Denktaş, KKTC’nin kuruluşuna temas ederek benim için "Doğuşunda hizmetiniz olan fakat yaşatmak için değil, taktik nedenlerle ilan edildiğini açıklayabildiğiniz" diyor. Böyle bir açıklama yaptığımı hatırlamıyorum, fakat KKTC’nin kuruluşunu sürekli bir çözüm olarak ne ben ve ne de mensup olduğum hükümet gördü. KKTC’yi tanırken yaptığımız açıklamada amacın yine federal bir çözüm olduğunu belirtmiştik. Bağımsızlık beyannamesinde KKTC Meclisi de aynı amacı teyit etti.
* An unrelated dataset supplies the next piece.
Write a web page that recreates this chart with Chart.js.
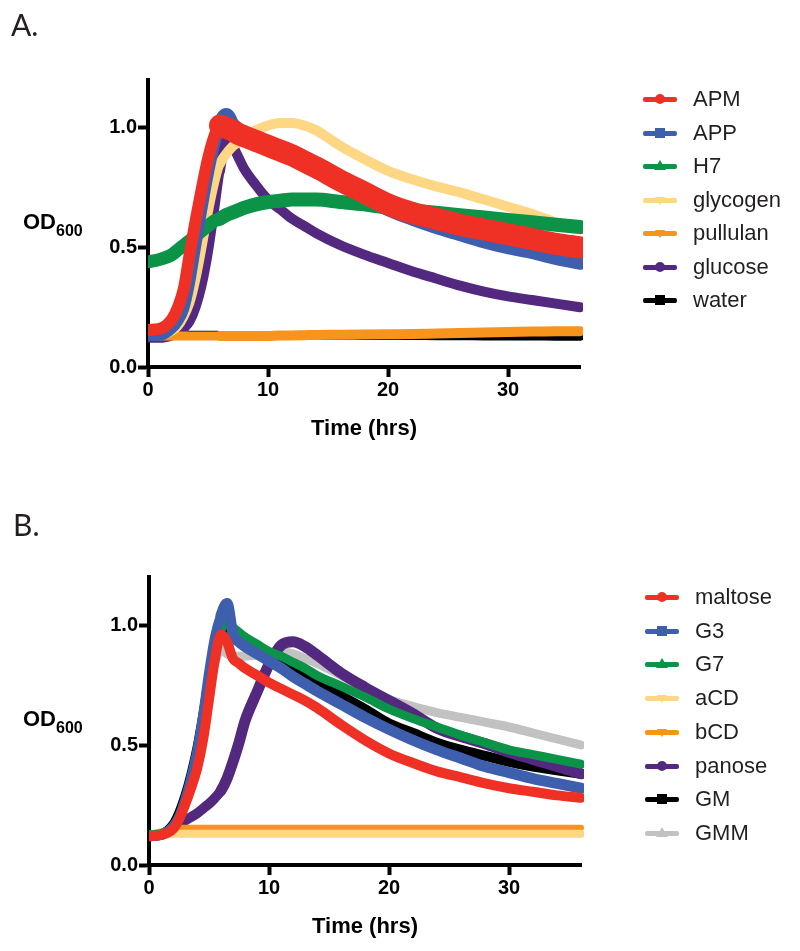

Unutmamak gerekir ki, KKTC’nin kurulması ile güdülen bir gaye de Denktaş’ın cumhurbaşkanlığının devamını sağlamaktı. Bağımsızlıktan önceki Federe Devlet Anayasası tekrar seçilmesine imkán vermiyordu. KKTC’nin kurulması ile kabul edilen yeni anayasa bu olasılığı açmıştır.
Denktaş’ın büyük hizmetlerini kimse inkár edemez. Ancak siyasi kariyerinin sonunda siyasi vizyonu geçmişe takılıp kaldı. En ünlü devlet adamlarının en kritik anda muhakeme hatası yapabileceklerinin örnekleri tarihte az değildir.